First off Happy Birthday!! How did you celebrate?

Is a D200 considered particularly expensive? What do professional photographers in India generally use?

A lot of photogs seem to be obsessed entirely with lenses, so the camera's inconsequential, but once you've got your entire L-series menagerie you're truly there.

Also with companies putting SLR worthy features in point-and-shoot cameras, the quality of amateur photographs have improved tremendously (and then there's also the prosumer market of amateurs splurging on SLRs and lenses). The professionals would have to be much, much better to show that they are worth the money.

Shivangi Misra said...
This comment has been removed by the author.
Shivangi Misra said...

You are complaining about spending too much time arranging photoshoots for a story?
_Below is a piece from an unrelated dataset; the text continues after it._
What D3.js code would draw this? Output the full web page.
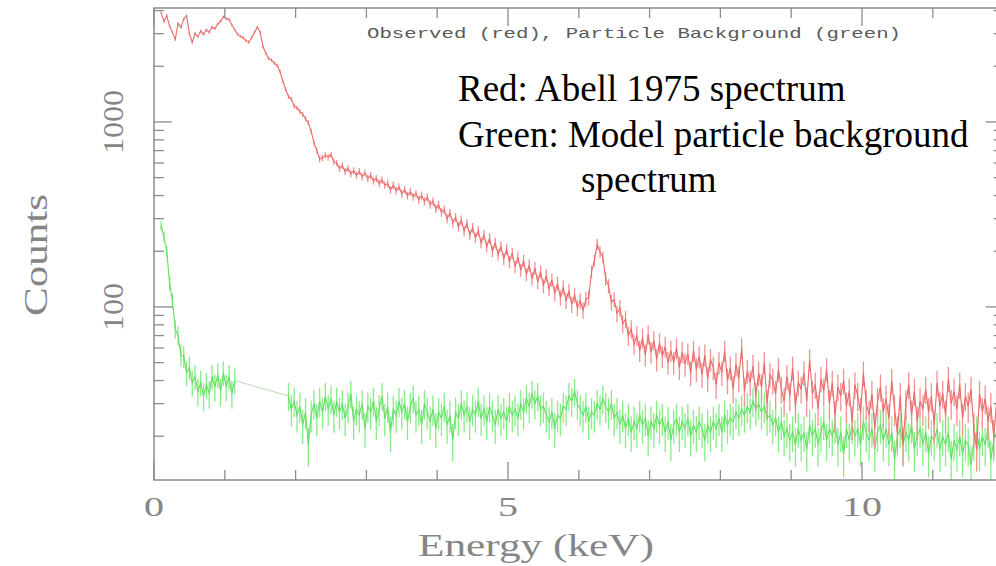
<!DOCTYPE html>
<html>
<head>
<meta charset="utf-8">
<script src="https://cdn.jsdelivr.net/npm/d3@7"></script>
<style>
  body { margin: 0; background: #fff; }
  svg { display: block; }
</style>
</head>
<body>
<svg id="chart" width="996" height="566"></svg>
<script>
// Spectrum channels: regular energy grid (keV)
const channelStart = 0.10;
const channelWidth = 0.04;

// Observed counts per channel (Abell 1975)
const observedCounts = [
  3900,3500,3750,3300,3050,2800,3400,3250,3600,3750,
  3000,2700,3000,2900,3100,2980,3150,3050,3250,3200,
  3380,3500,3700,3620,3580,3350,3150,2980,2900,2850,
  2750,2700,2850,3050,3250,3050,2550,2350,2200,2160,
  2080,2020,1870,1660,1500,1370,1330,1220,1190,1140,
  1100,1040,990,890,770,700,630,640,660,645,
  665,610,600,560,580,540,560,525,545,515,
  540,505,530,495,515,480,495,465,485,455,
  465,430,455,425,445,410,430,400,420,395,
  410,380,400,372,392,358,372,340,355,325,
  335,300,322,285,305,272,295,258,282,245,
  268,236,258,222,245,212,235,200,222,192,
  212,182,205,175,195,165,186,158,178,150,
  168,142,162,136,155,130,148,125,140,118,
  134,112,128,108,122,103,116,99,108,96,
  110,112,155,178,218,198,186,142,130,106,
  110,92,99,81,86,70,76,63,70,58,
  68,55,71,57,66,52,64,54,61,50,
  58,50,60,47,57,49,56,44,58,46,
  54,43,55,41,52,47,38,50,44,58,
  40,47,36,49,41,60,35,45,39,48,
  33,44,37,50,30,43,40,34,46,36,
  31,42,33,47,29,39,36,44,31,52,
  34,38,28,41,35,46,30,39,26,37,
  33,40,29,35,24,38,33,27,44,30,
  26,34,22,31,37,27,32,25,40,28,
  21,33,18,30,38,26,35,24,31,28,
  36,27,33,23,39,29,34,26,41,30,
  35,28,38,25,33,29,36,22,17,34,
  27,32,24,29,20,30,16,31
];

// Model particle background counts per channel (null = channels not modelled)
const backgroundCounts = [
  275,240,200,135,108,76,70,55,54,44,
  47,39,42,35,39,33,38,34,42,37,
  43,35,44,37,42,34,40,
  null,null,null,null,null,null,null,null,null,
  null,null,null,null,null,null,null,null,null,
  33,28,31,26,29,23,27,18,26,30,
  25,31,27,33,28,32,26,31,27,30,
  25,29,34,24,28,26,30,22,29,27,
  31,24,28,33,25,29,21,28,26,31,
  27,30,24,29,32,26,28,23,30,27,
  24,28,22,27,25,29,23,26,19,27,
  25,30,26,29,24,28,26,31,25,28,
  24,29,26,23,28,25,27,24,29,26,
  28,25,30,27,32,29,34,30,33,28,
  29,26,24,27,22,26,25,29,28,33,
  31,35,30,28,26,29,24,27,26,30,
  28,32,29,27,30,25,27,23,26,22,
  25,21,24,22,26,23,25,20,24,22,
  26,23,25,21,24,19,23,25,21,24,
  22,25,20,23,21,24,22,19,23,21,
  24,22,25,21,26,23,25,24,27,25,
  28,26,29,27,31,28,30,27,29,25,
  26,23,25,21,24,20,22,19,21,18,
  22,19,21,17,23,20,22,18,21,24,
  19,22,20,23,18,21,16,22,19,23,
  20,22,18,24,21,19,22,17,21,23,
  19,22,18,21,15,20,22,18,21,19,
  23,17,20,22,18,21,16,20,19,22,
  17,20,18,21,15,19,17,20,16,19,
  18,14,19,21,17,20,18,22,15,19,21,16,18
];

const energyDomain = [0, 12];
const countDomain = [11.6, 4130];
const xMajorTicks = [0, 5, 10];
const yMajorTicks = [100, 1000];
const xLabel = "Energy (keV)";
const yLabel = "Counts";
const plotTitle = "Observed (red), Particle Background (green)";
const noteLines = ["Red: Abell 1975 spectrum", "Green: Model particle background", "spectrum"];

const svg = d3.select("#chart");
const plotLeft = 154, plotRight = 1003.6, plotTop = 8, plotBottom = 480;
const axisColor = "#8c8c8c";
const labelColor = "#858585";

const x = d3.scaleLinear().domain(energyDomain).range([plotLeft, plotRight]);
const y = d3.scaleLog().domain(countDomain).range([plotBottom, plotTop]);

const toPoints = arr => arr.map((v, i) => ({ e: channelStart + i * channelWidth, v }));
const observed = toPoints(observedCounts);
const background = toPoints(backgroundCounts);

svg.append("defs").append("clipPath").attr("id", "plotClip")
  .append("rect").attr("x", plotLeft).attr("y", plotTop)
  .attr("width", plotRight - plotLeft).attr("height", plotBottom - plotTop);

const line = d3.line().defined(d => d.v != null).x(d => x(d.e)).y(d => y(d.v));
const plot = svg.append("g").attr("clip-path", "url(#plotClip)");

// draws one spectrum: Poisson (sqrt N) error bars plus the channel-to-channel line
function drawSpectrum(points, barColor, lineColor) {
  const g = plot.append("g");
  g.selectAll("line").data(points.filter(d => d.v != null)).join("line")
    .attr("x1", d => x(d.e)).attr("x2", d => x(d.e))
    .attr("y1", d => y(d.v + Math.sqrt(d.v)))
    .attr("y2", d => y(Math.max(d.v - Math.sqrt(d.v), countDomain[0] * 0.8)))
    .attr("stroke", barColor).attr("stroke-width", 1.3);
  g.append("path").datum(points).attr("d", line)
    .attr("fill", "none").attr("stroke", lineColor).attr("stroke-width", 1.1);
}

// thin connector across the unmodelled background channels
const gapPairs = [];
for (let i = 1; i < background.length; i++) {
  if (background[i].v != null && background[i - 1].v == null) {
    let j = i - 1;
    while (j >= 0 && background[j].v == null) j--;
    if (j >= 0) gapPairs.push([background[j], background[i]]);
  }
}
plot.selectAll("path.gap").data(gapPairs).join("path").attr("class", "gap")
  .attr("d", d3.line().x(d => x(d.e)).y(d => y(d.v)))
  .attr("fill", "none").attr("stroke", "#b2d8a4").attr("stroke-width", 0.9);

drawSpectrum(background, "#86ec86", "#62de62");
drawSpectrum(observed, "#f49090", "#e86a6a");

// frame
svg.append("rect").attr("x", plotLeft).attr("y", plotTop)
  .attr("width", plotRight - plotLeft).attr("height", plotBottom - plotTop)
  .attr("fill", "none").attr("stroke", axisColor).attr("stroke-width", 1.5);

// tick marks on all four sides
const xMinor = d3.range(energyDomain[0], energyDomain[1] + 1, 1);
const yMinor = y.ticks().filter(v => v >= countDomain[0] && v <= countDomain[1]);
const ticks = svg.append("g").attr("stroke", axisColor).attr("stroke-width", 1.3);
xMinor.forEach(v => {
  const L = xMajorTicks.includes(v) ? 18 : 10;
  ticks.append("line").attr("x1", x(v)).attr("x2", x(v)).attr("y1", plotBottom).attr("y2", plotBottom - L);
  ticks.append("line").attr("x1", x(v)).attr("x2", x(v)).attr("y1", plotTop).attr("y2", plotTop + L);
});
yMinor.forEach(v => {
  const L = yMajorTicks.includes(v) ? 18 : 10;
  ticks.append("line").attr("x1", plotLeft).attr("x2", plotLeft + L).attr("y1", y(v)).attr("y2", y(v));
  ticks.append("line").attr("x1", plotRight).attr("x2", plotRight - L).attr("y1", y(v)).attr("y2", y(v));
});

// tick labels
const labelFont = "'Liberation Serif', 'DejaVu Serif', serif";
svg.append("g").selectAll("text").data(xMajorTicks).join("text")
  .attr("x", d => x(d)).attr("y", 516)
  .attr("text-anchor", "middle").attr("font-family", labelFont)
  .attr("font-size", 28).attr("fill", labelColor)
  .attr("textLength", d => String(d).length * 20).attr("lengthAdjust", "spacingAndGlyphs")
  .text(d => d);
svg.append("g").selectAll("text").data(yMajorTicks).join("text")
  .attr("transform", d => `translate(123,${y(d)}) rotate(-90)`)
  .attr("text-anchor", "middle").attr("font-family", labelFont)
  .attr("font-size", 30).attr("fill", labelColor)
  .attr("textLength", d => String(d).length * 16).attr("lengthAdjust", "spacingAndGlyphs")
  .text(d => d);

// axis titles
svg.append("text").attr("x", 536).attr("y", 556).attr("text-anchor", "middle")
  .attr("font-family", labelFont).attr("font-size", 32).attr("fill", labelColor)
  .attr("textLength", 236).attr("lengthAdjust", "spacingAndGlyphs").text(xLabel);
svg.append("text").attr("transform", "translate(47,255) rotate(-90)")
  .attr("text-anchor", "middle").attr("font-family", labelFont)
  .attr("font-size", 34).attr("fill", labelColor)
  .attr("textLength", 122).attr("lengthAdjust", "spacingAndGlyphs").text(yLabel);

// plot title inside the frame
svg.append("text").attr("x", 367).attr("y", 38)
  .attr("font-family", "'Liberation Mono', monospace").attr("font-size", 15).attr("fill", "#5a5a5a")
  .attr("textLength", 534).attr("lengthAdjust", "spacingAndGlyphs").text(plotTitle);

// annotation
const note = svg.append("g").attr("font-family", "'Liberation Serif', 'Times New Roman', serif")
  .attr("font-size", 37).attr("fill", "#000");
note.append("text").attr("x", 458).attr("y", 101).text(noteLines[0]);
note.append("text").attr("x", 458).attr("y", 147).text(noteLines[1]);
note.append("text").attr("x", 581).attr("y", 192).text(noteLines[2]);
</script>
</body>
</html>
ONE story??? STORY??? ONE???

Shivam Vij said...

who could have created the Wikipedia entry?

K said...

chakkare,
I do not mean to demean photogs, I think they do a trying job and travel more than us. But, so many of them refuse to think, and then the picture looks sad and therefore the story looks sad.
Yes, I know - as a feature writer I know pretty well - that the pictures have to be great, and that I must work with the photogs arranging them. But sometimes, even when they know who to contact, the photodesk refuses to co-ordinate anything. And that is sooooo frustrating!

Anonymous said...

There is one reason am writing this comment. Because you loved working with me and you don't count me with all the others.
But hey I've a different trouble now....managing the huge inflated ego (which is getting biiger every day) of a "CHIEF" photographer..........aaaaaaaaaagh!